**Description of the task**. Pictures do not belong in the output. Reproduce exactly the lines from the start of the records through the line with "const brpt55Ratio = [0.990, 0.960, 0.913, 0.812];".

**Entries**.
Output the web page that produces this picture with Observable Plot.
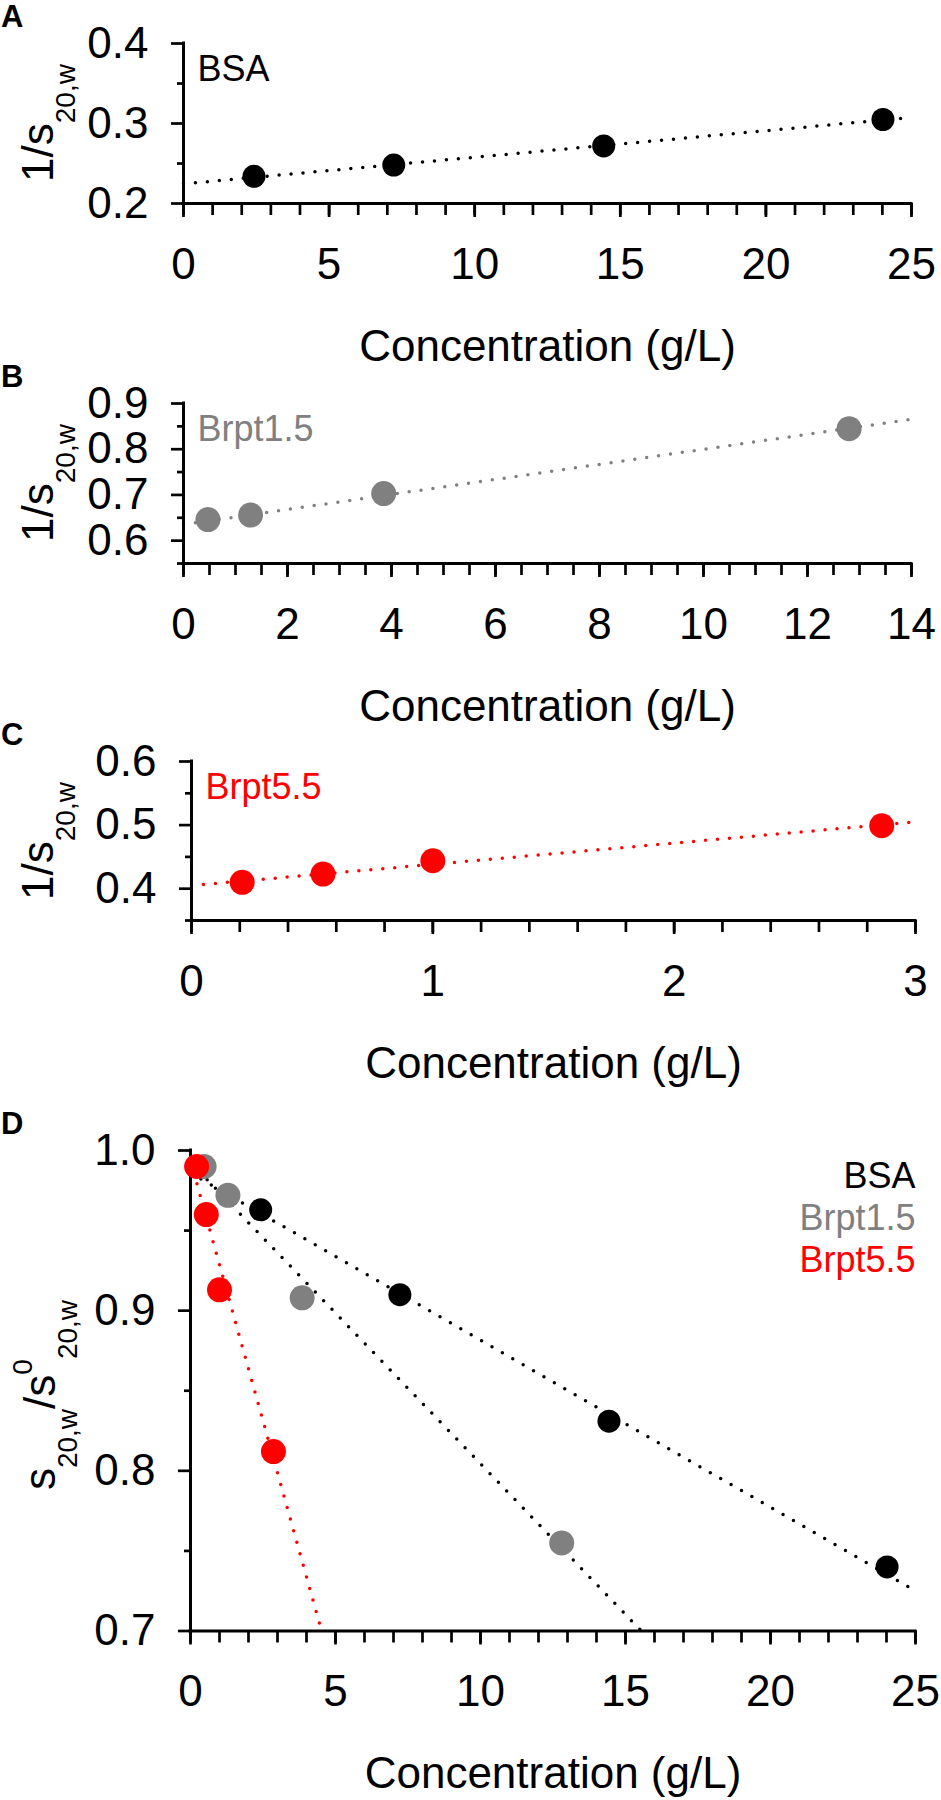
<!DOCTYPE html>
<html>
<head>
<meta charset="utf-8">
<script src="https://cdn.jsdelivr.net/npm/d3@7"></script>
<script src="https://cdn.jsdelivr.net/npm/@observablehq/plot@0.6"></script>
<style>
  html, body { margin: 0; padding: 0; background: #fff; overflow: hidden; }
  #wrap { position: relative; width: 941px; height: 1800px; overflow: hidden; background: #fff; }
  #wrap svg { position: absolute; left: 0; }
</style>
</head>
<body>
<div id="wrap"></div>
<script>
// ---------- data ----------
const seriesNames = ["BSA", "Brpt1.5", "Brpt5.5"];

const bsaConc     = [2.42, 7.22, 14.43, 24.02];
const bsaInvS     = [0.234, 0.248, 0.272, 0.305];
const bsaRatio    = [0.963, 0.910, 0.831, 0.740];

const brpt15Conc  = [0.47, 1.29, 3.85, 12.8];
const brpt15InvS  = [0.646, 0.656, 0.703, 0.845];
const brpt15Ratio = [0.990, 0.972, 0.908, 0.755];

const brpt55Conc  = [0.21, 0.545, 1.0, 2.86];
const brpt55InvS  = [0.410, 0.423, 0.444, 0.499];
const brpt55Ratio = [0.990, 0.960, 0.913, 0.812];

// fitted (dotted) lines: endpoints
const fitBsaConcA = [0, 25],      fitBsaInvS   = [0.2246, 0.3076];
const fit15ConcB  = [0, 14],      fit15InvS    = [0.6353, 0.8656];
const fit55ConcC  = [0, 3],       fit55InvS    = [0.405, 0.505];
const fitBsaConcD = [0, 25],      fitBsaRatio  = [0.986, 0.725];
const fit15ConcD  = [0, 15.55],   fit15Ratio   = [0.9926, 0.700];
const fit55ConcD  = [0, 4.52],    fit55Ratio   = [0.9936, 0.700];

// axis ticks
const xMajorA = [0, 5, 10, 15, 20, 25];
const xMajorB = [0, 2, 4, 6, 8, 10, 12, 14];
const xMajorC = [0, 1, 2, 3];
const xMajorD = [0, 5, 10, 15, 20, 25];
const yMajorA = [0.2, 0.3, 0.4];
const yMinorA = [0.25, 0.35];
const yMajorB = [0.6, 0.7, 0.8, 0.9];
const yMinorB = [0.55, 0.65, 0.75, 0.85];
const yMajorC = [0.4, 0.5, 0.6];
const yMinorC = [0.35, 0.45, 0.55];
const yMajorD = [0.7, 0.8, 0.9, 1.0];
const yMinorD = [0.75, 0.85, 0.95];
const xTitle = "Concentration (g/L)";
const panelLetters = ["A", "B", "C", "D"];

// ---------- styling ----------
const FONT = '"Liberation Sans", Arial, Helvetica, sans-serif';
const BLACK = "#000000", GRAY = "#808080", RED = "#ff0000";

const rows = (xs, ys) => xs.map((x, i) => ({x, y: ys[i]}));

function fitLine(xs, ys, color) {
  return Plot.line(rows(xs, ys), {x: "x", y: "y", stroke: color, strokeWidth: 3.5,
    strokeDasharray: "0,12", strokeLinecap: "round"});
}
function dots(xs, ys, color, r) {
  return Plot.dot(rows(xs, ys), {x: "x", y: "y", r, fill: color, stroke: "none"});
}

function panel(cfg) {
  const frameH = cfg.frameH;
  const marks = [
    ...cfg.lines,
    Plot.ruleY([cfg.yDomain[0]], {stroke: BLACK, strokeWidth: 3, strokeLinecap: "square"}),
    Plot.ruleX([cfg.xDomain[0]], {stroke: BLACK, strokeWidth: 3, strokeLinecap: "square"}),
    Plot.axisX(cfg.xMinor, {tickSize: 12, tickFormat: () => "", strokeWidth: 2.7, label: null}),
    Plot.axisX(cfg.xMajor, {tickSize: 14, tickPadding: 30, fontSize: 44, fontFamily: FONT,
      tickFormat: d3.format("d"), strokeWidth: 2.7, label: null}),
    Plot.axisY(cfg.yMinor, {tickSize: 6, tickFormat: () => "", strokeWidth: 2.7, label: null}),
    Plot.axisY(cfg.yMajor, {tickSize: 12, tickPadding: 23, fontSize: 44, fontFamily: FONT,
      tickFormat: d3.format(".1f"), strokeWidth: 2.7, label: null}),
    ...cfg.dots,
    Plot.text([xTitle], {frameAnchor: "bottom", dy: 143, fontSize: 44, fontFamily: FONT,
      lineAnchor: "middle", fill: BLACK}),
    ...cfg.labels
  ];
  const svg = Plot.plot({
    width: 941,
    height: cfg.height,
    marginTop: 43,
    marginBottom: cfg.height - 43 - frameH,
    marginLeft: cfg.marginLeft,
    marginRight: cfg.marginRight,
    x: {domain: cfg.xDomain},
    y: {domain: cfg.yDomain},
    style: {fontFamily: FONT, background: "transparent", overflow: "visible"},
    marks
  });
  svg.style.top = cfg.top + "px";
  // panel letter
  d3.select(svg).append("text")
    .attr("x", 1).attr("y", 27)
    .style("font-family", FONT).style("font-weight", "bold").style("font-size", "31px")
    .attr("text-anchor", "start").attr("fill", BLACK)
    .text(cfg.letter);
  // rotated y title with sub/superscripts
  const t = d3.select(svg).append("text")
    .attr("transform", `translate(${cfg.yTitleX},${cfg.yTitleY}) rotate(-90)`)
    .attr("text-anchor", "middle").style("font-family", FONT).attr("fill", BLACK);
  let prev = 0;
  for (const s of cfg.yTitle) {
    t.append("tspan").style("font-size", s.size + "px").attr("dy", s.shift - prev).text(s.text);
    prev = s.shift;
  }
  document.getElementById("wrap").appendChild(svg);
}

const invTitle = [
  {text: "1/s", size: 44, shift: 0},
  {text: "20,w", size: 28, shift: 22}
];
const ratioTitle = [
  {text: "s", size: 44, shift: 0},
  {text: "20,w", size: 28, shift: 22},
  {text: "/s", size: 44, shift: 0},
  {text: "0", size: 28, shift: -23},
  {text: "20,w", size: 28, shift: 22}
];

const labelText = (name, color, dy, anchor) => Plot.text([name], {
  frameAnchor: anchor, dx: anchor === "top-left" ? 14 : 0, dy, fontSize: 36, fontFamily: FONT,
  fill: color, textAnchor: anchor === "top-left" ? "start" : "end", lineAnchor: "bottom"
});

// Panel A
panel({
  top: 0, height: 378, frameH: 160, marginLeft: 183, marginRight: 30,
  xDomain: [0, 25], yDomain: [0.2, 0.4],
  xMajor: xMajorA, xMinor: d3.range(0, 25.01, 1), yMajor: yMajorA, yMinor: yMinorA,
  lines: [fitLine(fitBsaConcA, fitBsaInvS, BLACK)],
  dots: [dots(bsaConc, bsaInvS, BLACK, 11.5)],
  labels: [labelText(seriesNames[0], BLACK, 37, "top-left")],
  letter: panelLetters[0], yTitle: invTitle, yTitleX: 53, yTitleY: 123
});

// Panel B
panel({
  top: 360, height: 378, frameH: 160, marginLeft: 183, marginRight: 30,
  xDomain: [0, 14], yDomain: [0.55, 0.9],
  xMajor: xMajorB, xMinor: d3.range(0, 14.01, 0.5), yMajor: yMajorB, yMinor: yMinorB,
  lines: [fitLine(fit15ConcB, fit15InvS, GRAY)],
  dots: [dots(brpt15Conc, brpt15InvS, GRAY, 12.5)],
  labels: [labelText(seriesNames[1], GRAY, 37, "top-left")],
  letter: panelLetters[1], yTitle: invTitle, yTitleX: 53, yTitleY: 123
});

// Panel C
panel({
  top: 718, height: 378, frameH: 159, marginLeft: 191, marginRight: 26,
  xDomain: [0, 3], yDomain: [0.35, 0.6],
  xMajor: xMajorC, xMinor: d3.range(0, 3.001, 0.2), yMajor: yMajorC, yMinor: yMinorC,
  lines: [fitLine(fit55ConcC, fit55InvS, RED)],
  dots: [dots(brpt55Conc, brpt55InvS, RED, 12.5)],
  labels: [labelText(seriesNames[2], RED, 37, "top-left")],
  letter: panelLetters[2], yTitle: invTitle, yTitleX: 53, yTitleY: 123
});

// Panel D
panel({
  top: 1107, height: 693, frameH: 480.5, marginLeft: 190, marginRight: 26,
  xDomain: [0, 25], yDomain: [0.7, 1.0],
  xMajor: xMajorD, xMinor: d3.range(0, 25.01, 1), yMajor: yMajorD, yMinor: yMinorD,
  lines: [
    fitLine(fitBsaConcD, fitBsaRatio, BLACK),
    fitLine(fit15ConcD, fit15Ratio, BLACK),
    fitLine(fit55ConcD, fit55Ratio, RED)
  ],
  dots: [
    dots(bsaConc, bsaRatio, BLACK, 11.5),
    dots(brpt15Conc, brpt15Ratio, GRAY, 12.5),
    dots(brpt55Conc, brpt55Ratio, RED, 12.5)
  ],
  labels: [
    labelText(seriesNames[0], BLACK, 37, "top-right"),
    labelText(seriesNames[1], GRAY, 79, "top-right"),
    labelText(seriesNames[2], RED, 121, "top-right")
  ],
  letter: panelLetters[3], yTitle: ratioTitle, yTitleX: 55, yTitleY: 288
});
</script>
</body>
</html>
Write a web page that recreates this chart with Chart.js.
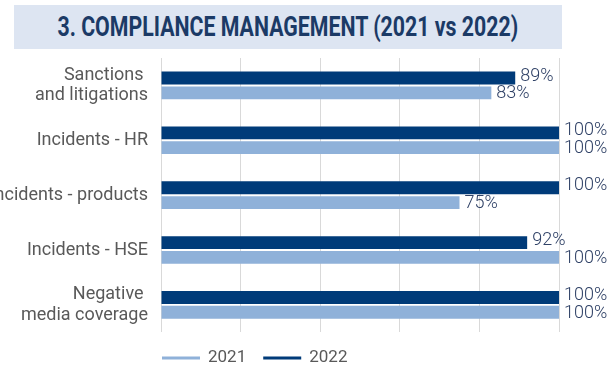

**Response to the task**.
Output the web page that produces this picture with Observable Plot.
<!DOCTYPE html>
<html>
<head>
<meta charset="utf-8">
<script src="https://cdn.jsdelivr.net/npm/d3@7"></script>
<script src="https://cdn.jsdelivr.net/npm/@observablehq/plot@0.6"></script>
<style>
  html, body { margin: 0; padding: 0; background: #fff; overflow: hidden; }
  #wrap { position: relative; width: 941px; height: 1800px; overflow: hidden; background: #fff; }
  #wrap svg { position: absolute; left: 0; }
</style>
</head>
<body>
<div id="wrap"></div>
<script>
// ---------- data ----------
const seriesNames = ["BSA", "Brpt1.5", "Brpt5.5"];

const bsaConc     = [2.42, 7.22, 14.43, 24.02];
const bsaInvS     = [0.234, 0.248, 0.272, 0.305];
const bsaRatio    = [0.963, 0.910, 0.831, 0.740];

const brpt15Conc  = [0.47, 1.29, 3.85, 12.8];
const brpt15InvS  = [0.646, 0.656, 0.703, 0.845];
const brpt15Ratio = [0.990, 0.972, 0.908, 0.755];

const brpt55Conc  = [0.21, 0.545, 1.0, 2.86];
const brpt55InvS  = [0.410, 0.423, 0.444, 0.499];
const brpt55Ratio = [0.990, 0.960, 0.913, 0.812];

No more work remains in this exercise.